I thought I would take a moment, before finishing the final draft of my Evaluation of Information Services evaluation proposal, to sit down and write a little bulletin about what I have been doing this week in library school (I am still on the fence about the whole am-I-an-archivist/am-I-a-librarian divide; I’m glad my new job title is “Library Assistant.”).

I knew I had arrived in library science school when I went out to Blick art supplies and purchased a dozen soft lead pencils and a pencil case this week. I need to take notes at my internship, and other various places where pens are highly discouraged, and I was always finding myself without the proper tools. I am very pleased, and may soon (my archivist-historian friends assure me) find myself preferring pencils above all other writing implements. I have not taken the next step, which would be to start taking “notes” using a laptop and digital camera.

I also know I am in grad school because I have become extremely forgetful. Since being offered the MHS job last week I have locked myself out of my room once, left my wallet at work, forgotten my T-pass for the subway, and (the crowning achievement) left my mobile phone in a cab on my way home from Barnes & Noble Sunday night . . . in my defense, it was 2am following music inventory, but still . . . the cab driver was kind enough to return it unscathed the following day on his rounds through the neighborhood.

This week in classes:

  • In Evaluation of Information Services, we were testing our “evaluation tools” (social-science speak for surveys and data-collection exercises) designed to evaluate how well the library science school website works (verdict=not-so-well). After posting this, I have to go do the final draft of my group’s evaluation proposal, with the appended “tools” and bibliography.
  • Introduction to Archives is tackling “arrangement & description,” which are the fancy technical terms for the order in which items are put in their boxes and how they are written up in the “finding aid” (another fancy term, which I think of as the archival equivalent of a detailed card catalog record plus book index: it helps researchers decide what–if anything–they want to see from a given collection, and where it’s located). We have been divided up into groups to write practice finding aids; my group got a collection of personal papers from the Simmons archive about an alumna who served as an Army dietitian during WWII.
  • For History Methods this week, we were technically talking about archives (and since the class is full of future archivists, there were a lot of people personally invested in the subject). I personally became side-tracked by theoretical issues of space and gender through our reading assignment from Bonnie Smith’s The Gender of History, which is about the professionalization of history in the 19th century and how it was explicitly coded as the realm of men. “Truth was where women were not,” Smith writes, “[truth was] some invisible and free territory purged of error by historical work” (which was done, of course, by male scholars). My weekly response paper was about how the physical sources of history and physical bodies (such as, ahem, the bodies of women) have the potential to disrupt our grand and tidy narratives of historical, universal “truth.”
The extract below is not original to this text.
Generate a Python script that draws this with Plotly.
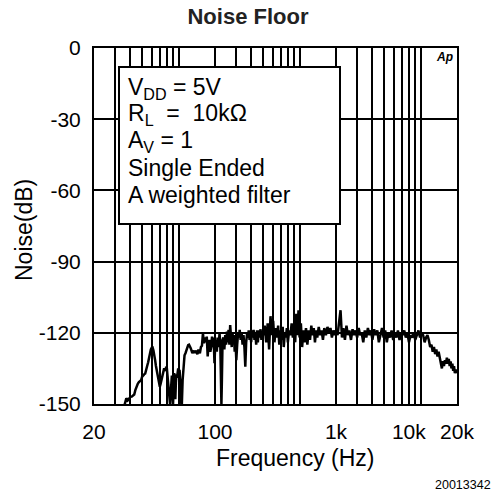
import plotly.graph_objects as go

# ---- data ----
f1 = [35.5, 36, 37, 38, 39, 40, 41, 42, 43, 44, 45, 46, 47, 48, 49, 50, 51, 52, 53, 54,
      55, 56, 57, 58, 59, 60, 61, 62, 63, 64, 65, 66, 67, 68, 69, 70]
d1 = [-151, -149.7, -147.6, -148.5, -147.8, -147, -146.9, -146.3, -146, -144, -142.5, -141.5,
      -140.8, -140.2, -140, -138.5, -137.8, -137.5, -137.2, -136, -134, -132.5, -130, -128,
      -127, -126.3, -126.2, -127.5, -129, -131.5, -134, -136, -138, -139.5, -141.5, -142.7]

f2 = [71, 72, 73, 74, 75, 76, 77, 78, 79, 80, 81, 82, 83, 84, 85, 86, 87, 88, 89, 90,
      91, 92, 93, 94, 95, 96, 97, 98, 99, 100, 102, 104, 105, 106, 108, 110, 112, 114, 116, 118,
      120, 122, 124, 126, 128, 130, 132, 134, 136, 138, 140, 143, 146, 150, 153, 156, 159, 162,
      165, 168, 171, 174, 177, 180, 183, 186, 189, 192, 195, 198]
d2 = [-141.5, -140, -139, -137, -135.7, -135, -135.5, -136, -134.3, -135, -138, -141, -144, -147,
      -150, -146, -140, -138, -145, -150, -143, -137, -141, -148, -141, -137.5, -139, -136, -135.5,
      -135.5, -136, -143, -150, -153, -140, -131.5, -129.5, -128.6, -127, -125.8, -125.2, -125,
      -125.5, -126.5, -127.5, -128.6, -128, -127.5, -128.6, -127.5, -128, -129, -127, -128.6,
      -126, -125.5, -120.2, -124.4, -122, -124, -121.6, -130, -125, -123, -128, -126, -121.6,
      -126, -122, -132.8]

f3 = [201, 204, 207, 210, 214, 218, 221, 224, 226, 228, 231, 235, 239, 243, 247, 251, 255, 259,
      263, 267, 271, 275, 279, 283, 287, 291, 295, 300, 305, 310, 315, 320, 326, 332, 338, 344,
      350, 356, 362, 368, 374, 380, 386, 392, 398, 404, 410, 417, 424, 431, 438, 445, 452, 460,
      468, 476, 484, 492]
d3 = [-125, -123, -128, -122, -126, -120.2, -124, -135, -150, -140, -123, -122, -127, -121, -125,
      -119.5, -124, -118.8, -125, -116.7, -122, -126, -120, -124, -121, -128, -123, -131.5, -125,
      -120.5, -122, -118.8, -123, -120, -125, -121, -126, -134.3, -124, -120.5, -122, -119, -123,
      -120, -124, -119, -122, -118.8, -123, -120, -125, -119, -124, -119, -122, -118.5, -123, -120]

f4 = [500, 515, 530, 545, 560, 575, 590, 605, 620, 635, 650, 665, 680, 695, 710, 725, 740, 755,
      770, 785, 800, 820, 840, 860, 880, 900, 920, 940, 960, 980, 1000, 1025, 1050, 1075, 1100,
      1130, 1160, 1190, 1220, 1250, 1280, 1310, 1340, 1370, 1400, 1440, 1480, 1520, 1560, 1600,
      1650, 1700, 1750, 1800, 1850, 1900, 1950]
d4 = [-121, -117, -124, -116, -127, -113, -121, -115, -124, -118, -122, -117, -125, -119, -123,
      -117.5, -126, -120, -122, -118, -124, -119, -121, -116, -122, -118, -124, -112, -121, -110.5,
      -122, -116, -126, -119, -124, -118, -125, -119, -123, -117, -121, -118, -124, -119, -122,
      -117.5, -121, -119, -123, -118, -121, -117.5, -120, -118, -122, -119, -121]

f5 = [2000, 2060, 2120, 2180, 2240, 2300, 2370, 2440, 2510, 2580, 2660, 2740, 2820, 2900, 2990,
      3080, 3170, 3260, 3360, 3460, 3560, 3670, 3780, 3890, 4000, 4130, 4260, 4390, 4520, 4660,
      4800, 4950, 5100, 5260, 5420, 5590, 5760, 5940, 6120, 6310, 6500, 6700, 6900, 7110, 7330,
      7550, 7780, 8020, 8260, 8510, 8770, 9040, 9320, 9600, 9900]
d5 = [-119, -121, -116, -110.5, -122, -118, -123, -117, -121, -119, -123, -118.5, -121, -119, -122,
      -118, -121, -120, -124, -119, -122, -118, -121, -119, -123, -118.5, -121, -119, -124, -120,
      -118, -122, -119, -124, -120, -122, -119, -123, -120, -122, -119, -123, -120, -121, -119,
      -122, -120, -124, -121, -122, -120, -123, -121, -119, -122]

f6 = [10200, 10500, 10800, 11100, 11400, 11700, 12000, 12300, 12600, 12900, 13200, 13500, 13800,
      14100, 14400, 14700, 15000, 15300, 15600, 15900, 16200, 16500, 16800, 17100, 17400, 17700,
      18000, 18300, 18600, 18900, 19200, 19500, 20000]
d6 = [-120, -121, -124, -122, -121, -123, -126, -125, -128, -126, -129, -127, -130, -128, -131,
      -133, -135, -132, -134, -131.5, -133, -130.5, -133, -131, -134, -132, -135, -133, -136, -134,
      -137, -135.5, -137]

freq_hz = f1 + f2 + f3 + f4 + f5 + f6
noise_db = d1 + d2 + d3 + d4 + d5 + d6

x_grid_hz = [20, 30, 40, 50, 60, 70, 80, 90, 100, 200, 300, 400, 500, 600, 700, 800, 900,
             1000, 2000, 3000, 4000, 5000, 6000, 7000, 8000, 9000, 10000, 20000]
# label placement as printed on the reference
x_label_hz = [20, 200, 2000, 8000, 20000]
x_label_text = ["20", "100", "1k", "10k", "20k"]
y_ticks = [0, -30, -60, -90, -120, -150]

box_lines = ["V<sub>DD</sub> = 5V", "R<sub>L</sub>  =  10kΩ", "A<sub>V</sub> = 1",
             "Single Ended", "A weighted filter"]

# ---- figure ----
FONT = "Liberation Sans, Arial, Helvetica, sans-serif"
W, H = 496, 495
PL, PR, PT, PB = 94, 457, 48, 404   # plot area in page pixels
PW, PH = PR - PL, PB - PT


def px_x(px):
    return (px - PL) / PW


def px_y(py):
    return (PB - py) / PH


fig = go.Figure()
fig.add_trace(go.Scatter(x=freq_hz, y=noise_db, mode="lines",
                         line=dict(color="black", width=2.5), hoverinfo="skip"))

fig.update_xaxes(type="log", range=[1.30103, 4.30103],
                 tickmode="array", tickvals=x_label_hz, ticktext=x_label_text,
                 showgrid=False,
                 minor=dict(tickmode="array", tickvals=x_grid_hz, showgrid=True,
                            gridcolor="black", gridwidth=1.6, ticks=""),
                 showline=True, mirror=True, linecolor="black", linewidth=2,
                 ticks="", ticklen=0, ticklabelstandoff=8,
                 tickfont=dict(size=21, color="black", family=FONT), zeroline=False)
fig.update_yaxes(range=[-150, 0], tickmode="array", tickvals=y_ticks,
                 ticktext=[str(v) for v in y_ticks],
                 showgrid=True, gridcolor="black", gridwidth=1.6,
                 showline=True, mirror=True, linecolor="black", linewidth=2,
                 ticks="", ticklen=0, ticklabelstandoff=7,
                 tickfont=dict(size=21, color="black", family=FONT), zeroline=False)

# legend box
fig.add_shape(type="rect", xref="paper", yref="paper",
              x0=px_x(119), x1=px_x(340), y0=px_y(224), y1=px_y(67),
              fillcolor="white", line=dict(color="black", width=2), layer="above")
line_y_px = [88, 115, 141.5, 168, 195]
for txt, py in zip(box_lines, line_y_px):
    fig.add_annotation(text=txt, xref="paper", yref="paper", x=px_x(126),
                       y=px_y(py), xanchor="left", yanchor="middle", showarrow=False,
                       font=dict(size=23, color="black", family=FONT))

fig.add_annotation(text="<b><i>Ap</i></b>", xref="paper", yref="paper",
                   x=px_x(444), y=px_y(57), showarrow=False,
                   xanchor="center", yanchor="middle",
                   font=dict(size=12, color="black", family=FONT))

fig.add_annotation(text="Frequency (Hz)", xref="paper", yref="paper",
                   x=px_x(295), y=px_y(458), showarrow=False,
                   xanchor="center", yanchor="middle",
                   font=dict(size=23, color="black", family=FONT))
fig.add_annotation(text="Noise(dB)", xref="paper", yref="paper",
                   x=px_x(24), y=px_y(230), showarrow=False, textangle=-90,
                   xanchor="center", yanchor="middle",
                   font=dict(size=23, color="black", family=FONT))
fig.add_annotation(text="20013342", xref="paper", yref="paper",
                   x=px_x(493), y=px_y(485), showarrow=False,
                   xanchor="right", yanchor="middle",
                   font=dict(size=12.5, color="black", family=FONT))

fig.update_layout(
    width=W, height=H,
    margin=dict(l=PL, r=W - PR, t=PT, b=H - PB),
    paper_bgcolor="white", plot_bgcolor="white",
    showlegend=False,
    font=dict(family=FONT, color="black"),
    title=dict(text="<b>Noise Floor</b>", x=248 / W, xanchor="center",
               y=1 - 16 / H, yanchor="middle", yref="container",
               font=dict(size=22, color="#222222", family=FONT)),
)

# remove the browser's default page margin so the figure sits at the window's corner
fig.write_html("out.html", config={"displayModeBar": False},
               post_script="document.body.style.margin='0';document.body.style.padding='0';")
In other news, the course offerings for Spring 2008 were hot off the press yesterday, at least in the History department. I find myself torn between “9/11 Narratives,” taught by an Islamic World historian with a frightening amount of energy, and “Lives of Faith: Early American Religious Biography & Autobiography.” In library science, I will most likely be taking Oral History and Cataloging.

. . . and then I stopped by the public library on my lunch hour today to return a few books, and somehow left with a few more: Pushed: The Painful Truth about Childbirth and Modern Maternity Care; Emma Bull’s War for the Oaks; and The Secret History of the Pink Carnation (I’m reading the series in reverse order). If I find any time to actually read any of these titles, you’ll hear about it here . . .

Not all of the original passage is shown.